Leave out the pictures and print only the lines from the one with "Reproduce this chart with matplotlib." through the one with "import numpy as np", exactly as they are.

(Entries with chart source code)

--- start ---

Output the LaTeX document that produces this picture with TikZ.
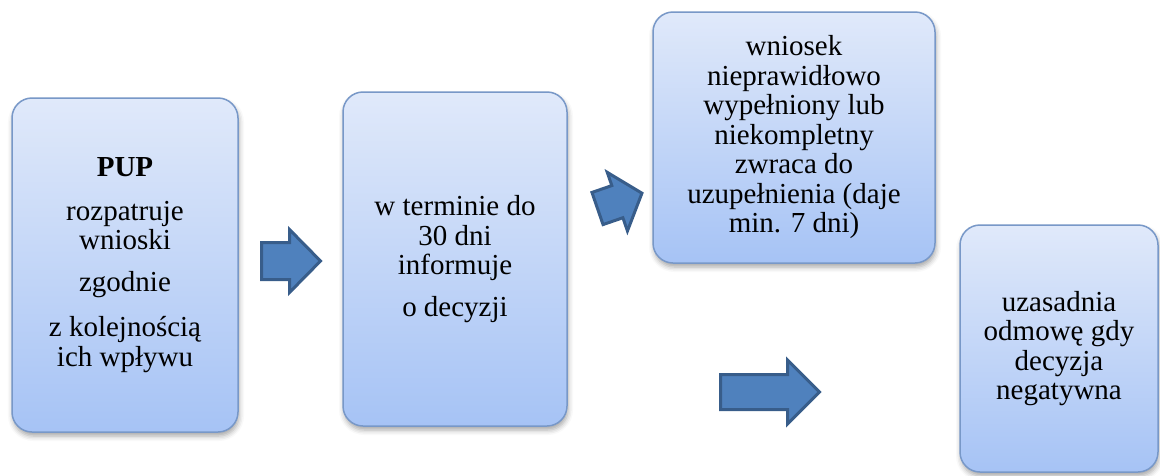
\documentclass[tikz,border=0pt]{standalone}
\usepackage{fontspec}
\setmainfont{Liberation Serif}
\usetikzlibrary{shadows.blur}
\definecolor{boxtop}{HTML}{E0E9FA}
\definecolor{boxbot}{HTML}{A6C3F5}
\definecolor{boxline}{HTML}{7898C8}
\definecolor{arrfill}{HTML}{4F81BD}
\definecolor{arrline}{HTML}{385D8A}
% #1 tail centre, #2 angle, #3 length, #4 half shaft, #5 half head, #6 head length
\newcommand\blockarr[6]{%
  \begin{scope}[shift={#1}, rotate=#2]
    \draw[blockarrow] (0,-#4) -- ({#3-#6},-#4) -- ({#3-#6},-#5) -- (#3,0)
      -- ({#3-#6},#5) -- ({#3-#6},#4) -- (0,#4) -- cycle;
  \end{scope}}
\begin{document}
\begin{tikzpicture}[x=1pt,y=-1pt,
  flowbox/.style={draw=boxline, line width=1.5pt, rounded corners=20pt,
    top color=boxtop, bottom color=boxbot, align=center, inner sep=0pt,
    font=\fontsize{29}{29.5}\selectfont,
    blur shadow={shadow xshift=1pt, shadow yshift=-4pt, shadow blur radius=5pt, shadow opacity=35}},
  blockarrow/.style={draw=arrline, fill=arrfill, line width=3pt, line join=miter}
]
\useasboundingbox (0,0) rectangle (1160,475);
\node[flowbox, minimum width=226pt, minimum height=334pt] (b1) at (125,265)
  {\textbf{PUP}\\[14pt] rozpatruje\\ wnioski\\[12pt] zgodnie\\[16pt] z kolejnością\\ ich wpływu};
\node[flowbox, minimum width=224pt, minimum height=334pt] (b2) at (455,259)
  {w terminie do\\ 30 dni\\ informuje\\[12pt] o decyzji};
\node[flowbox, minimum width=282pt, minimum height=251pt] (b3) at (794,137.5)
  {wniosek\\ nieprawidłowo\\ wypełniony lub\\ niekompletny\\ zwraca do\\ uzupełnienia (daje\\ min. 7 dni)};
\node[flowbox, minimum width=198pt, minimum height=247pt] (b4) at (1059,348.5)
  {uzasadnia\\ odmowę gdy\\ decyzja\\ negatywna};
\blockarr{(261.5,261)}{0}{59}{18.5}{31.5}{31}
\blockarr{(597.5,208.5)}{19}{47}{17}{31}{26}
\blockarr{(720.5,392)}{0}{99}{17.5}{32}{32}
\end{tikzpicture}
\end{document}
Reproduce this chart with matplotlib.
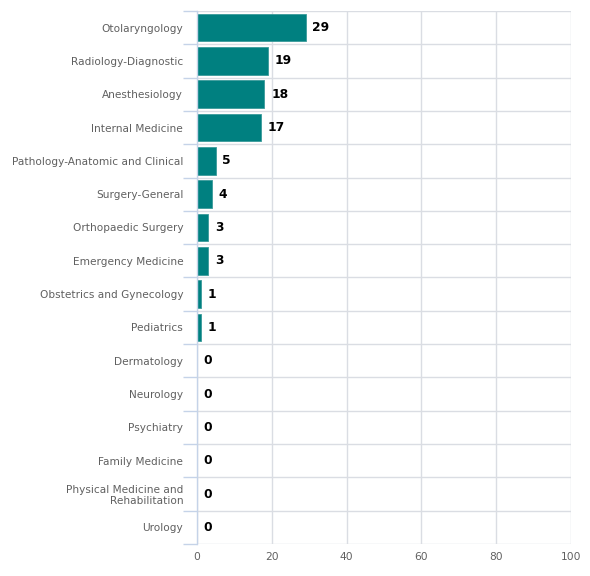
import matplotlib

matplotlib.use("Agg")

import matplotlib.pyplot as plt
import numpy as np

specialties = [
    "Otolaryngology",
    "Radiology-Diagnostic",
    "Anesthesiology",
    "Internal Medicine",
    "Pathology-Anatomic and Clinical",
    "Surgery-General",
    "Orthopaedic Surgery",
    "Emergency Medicine",
    "Obstetrics and Gynecology",
    "Pediatrics",
    "Dermatology",
    "Neurology",
    "Psychiatry",
    "Family Medicine",
    "Physical Medicine and\nRehabilitation",
    "Urology",
]
counts = [29, 19, 18, 17, 5, 4, 3, 3, 1, 1, 0, 0, 0, 0, 0, 0]
x_ticks = [0, 20, 40, 60, 80, 100]

BAR_COLOR = "#008080"
GRID_COLOR = "#dadde3"
AXIS_COLOR = "#c5d3e8"
LABEL_COLOR = "#606060"

fig = plt.figure(figsize=(5.9, 5.76), dpi=100)
ax = fig.add_axes([0.334, 0.0556, 0.634, 0.9254])

n = len(specialties)
y = np.arange(n)
ax.barh(y, counts, height=0.83, color=BAR_COLOR, edgecolor="#3a9a9a", linewidth=0.6, zorder=3)

for yi, v in zip(y, counts):
    ax.text(v + 1.8, yi, str(v), va="center", ha="left", fontsize=8.8,
            fontweight="bold", color="black", zorder=4)

ax.set_xlim(0, 100)
ax.set_ylim(n - 0.5, -0.5)
ax.set_xticks(x_ticks)
ax.set_xticklabels([str(t) for t in x_ticks])
ax.set_yticks(y)
ax.set_yticklabels(specialties, fontsize=7.6, color=LABEL_COLOR, linespacing=1.1)

# category boundaries as horizontal grid lines
bounds = np.arange(-0.5, n + 0.5, 1.0)
ax.set_yticks(bounds, minor=True)
ax.grid(axis="y", which="minor", color=GRID_COLOR, linewidth=1.0, zorder=0)
ax.grid(axis="x", which="major", color=GRID_COLOR, linewidth=1.0, zorder=0)
ax.tick_params(axis="y", which="major", length=0, pad=10)
ax.tick_params(axis="y", which="minor", length=10, color=AXIS_COLOR, width=1.0)
ax.tick_params(axis="x", length=0, labelsize=7.7, labelcolor=LABEL_COLOR, pad=6)

for side in ["top", "right", "bottom"]:
    ax.spines[side].set_visible(False)
ax.spines["left"].set_color(AXIS_COLOR)
ax.spines["left"].set_linewidth(1.0)
ax.spines["left"].set_zorder(5)

fig.savefig("out.png", dpi=100)
plt.close(fig)
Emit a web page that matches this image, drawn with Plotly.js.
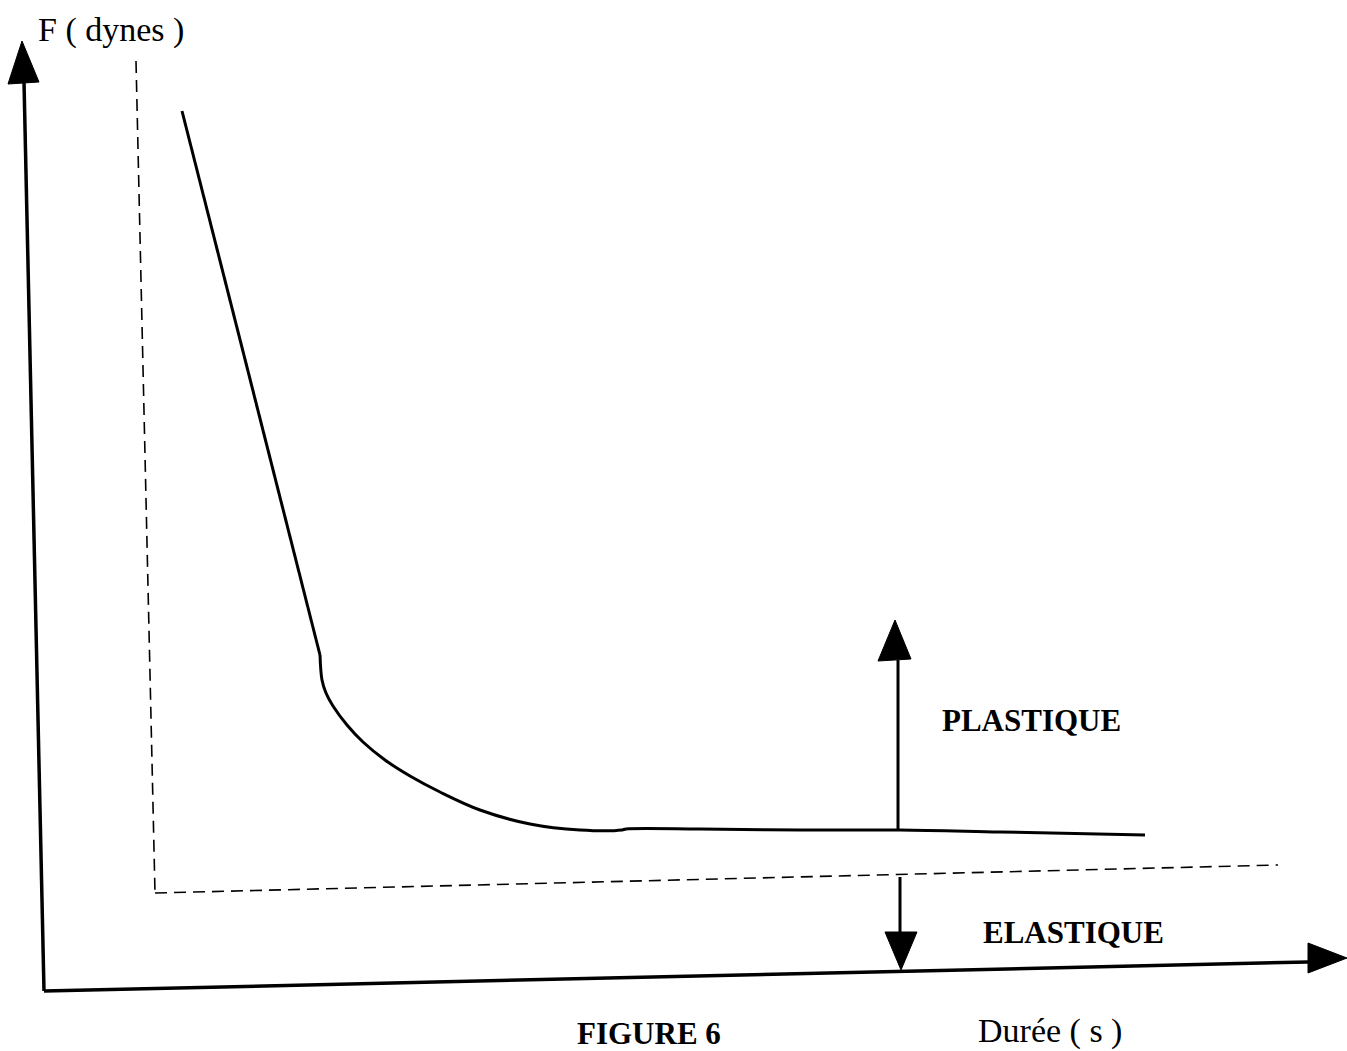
<!DOCTYPE html>
<html><head><meta charset="utf-8">
<script src="https://cdn.plot.ly/plotly-3.0.1.min.js"></script>
<style>html,body{margin:0;padding:0;background:#fff}</style>
</head><body><div id="chart" style="width:1347px;height:1051px"></div>
<script>
// Sketch coordinates (drawing units, y grows downward)
const steepX = [182, 250, 318, 320];
const steepY = [111, 380, 648, 655];
const curveX = [320, 322, 326, 333, 347, 363, 385, 410, 440, 480, 530, 580, 622, 626, 700, 800, 900, 1000, 1145];
const curveY = [655, 680, 693, 706, 725, 742, 760, 776, 792, 810, 824, 830, 830, 829, 829, 830, 830, 832, 835];

const yAxisX = [44, 24];
const yAxisY = [991, 82];
const xAxisX = [44, 1308];
const xAxisY = [991, 962];

const dashVX = [136, 155];
const dashVY = [61, 893];
const dashHX = [155, 1278];
const dashHY = [893, 865];

const upArrowX = [898, 898];
const upArrowY = [830, 660];
const downArrowX = [900, 900];
const downArrowY = [877, 932];

const headYAxisX = [8, 39, 22, 8];
const headYAxisY = [84, 82, 41, 84];
const headXAxisX = [1308, 1308, 1347, 1308];
const headXAxisY = [943, 973, 958, 943];
const headUpX = [878, 911, 895, 878];
const headUpY = [661, 659, 620, 661];
const headDownX = [885, 917, 901, 885];
const headDownY = [932, 932, 970, 932];

const labels = ["F ( dynes )", "PLASTIQUE", "ELASTIQUE", "FIGURE 6", "Durée ( s )"];
const labelX = [111, 1031, 1073, 649, 1050];
const labelY = [30, 720, 932, 1033, 1031];

const line = (x, y, w, dash, shape) => ({x, y, mode: 'lines', type: 'scatter', hoverinfo: 'skip',
  line: {color: '#000', width: w, dash: dash || 'solid', shape: shape || 'linear', smoothing: 1}});
const tri = (x, y) => ({x, y, mode: 'lines', type: 'scatter', fill: 'toself', fillcolor: '#000',
  hoverinfo: 'skip', line: {color: '#000', width: 1}});

const traces = [
  line(steepX, steepY, 3),
  line(curveX, curveY, 3, 'solid', 'spline'),
  line(yAxisX, yAxisY, 3.5),
  line(xAxisX, xAxisY, 3.5),
  line(dashVX, dashVY, 1.6, '12px,7px'),
  line(dashHX, dashHY, 1.6, '12px,7px'),
  line(upArrowX, upArrowY, 3),
  line(downArrowX, downArrowY, 3),
  tri(headYAxisX, headYAxisY),
  tri(headXAxisX, headXAxisY),
  tri(headUpX, headUpY),
  tri(headDownX, headDownY)
];

const fonts = [
  {family: 'Liberation Serif', size: 34, color: '#000'},
  {family: 'Liberation Serif', size: 31, color: '#000', weight: 'bold'},
  {family: 'Liberation Serif', size: 31, color: '#000', weight: 'bold'},
  {family: 'Liberation Serif', size: 31, color: '#000', weight: 'bold'},
  {family: 'Liberation Serif', size: 34, color: '#000'}
];

const annotations = labels.map((t, i) => ({
  x: labelX[i], y: labelY[i], xref: 'x', yref: 'y', text: t, showarrow: false,
  xanchor: 'center', yanchor: 'middle', font: fonts[i]
}));

const layout = {
  width: 1347, height: 1051,
  margin: {l: 0, r: 0, t: 0, b: 0},
  paper_bgcolor: '#fff', plot_bgcolor: '#fff',
  showlegend: false,
  xaxis: {range: [0, 1347], visible: false, fixedrange: true},
  yaxis: {range: [1051, 0], visible: false, fixedrange: true},
  annotations
};

Plotly.newPlot('chart', traces, layout, {staticPlot: true});
</script></body></html>
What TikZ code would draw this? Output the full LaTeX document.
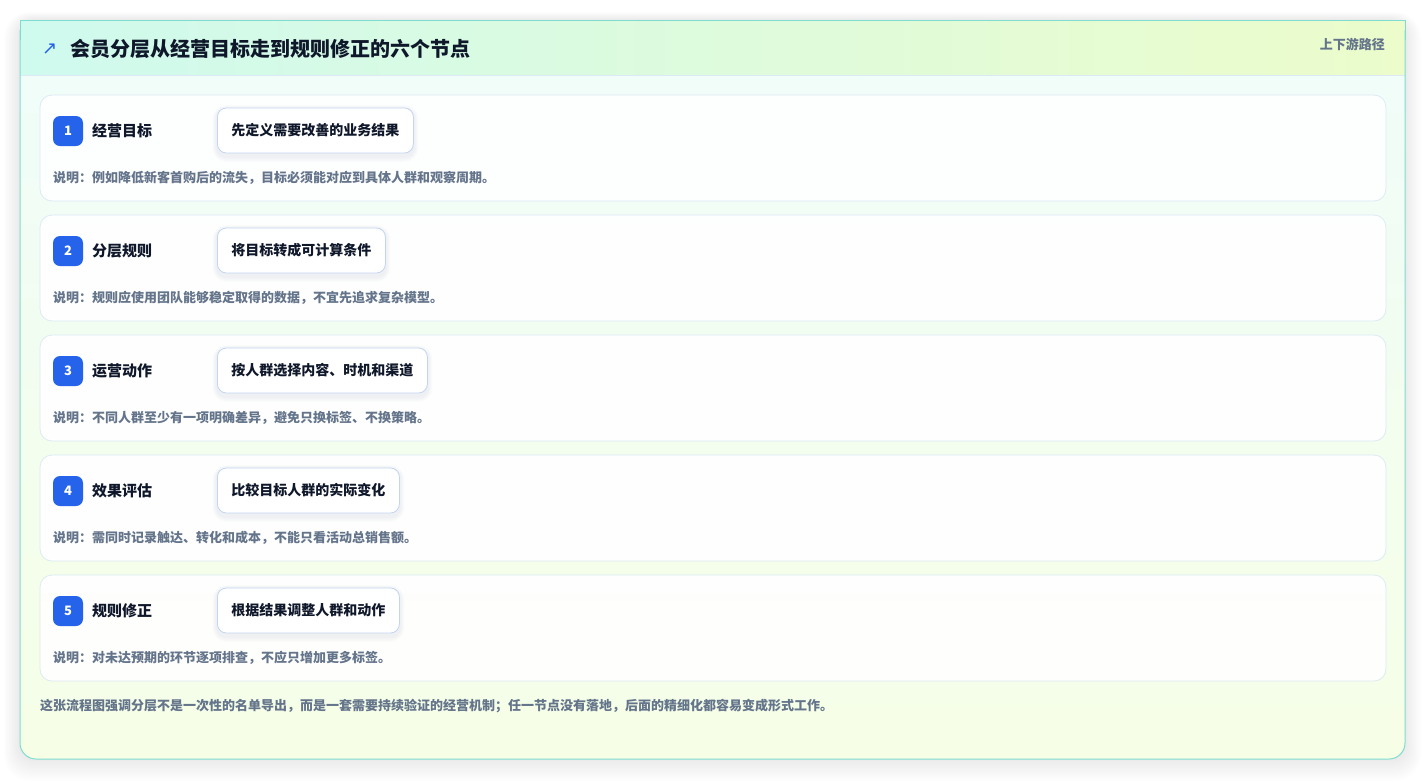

--- end ---

_Reply to the exercise:_
Reproduce this chart with matplotlib.
import matplotlib

matplotlib.use("Agg")

import matplotlib.pyplot as plt
import numpy as np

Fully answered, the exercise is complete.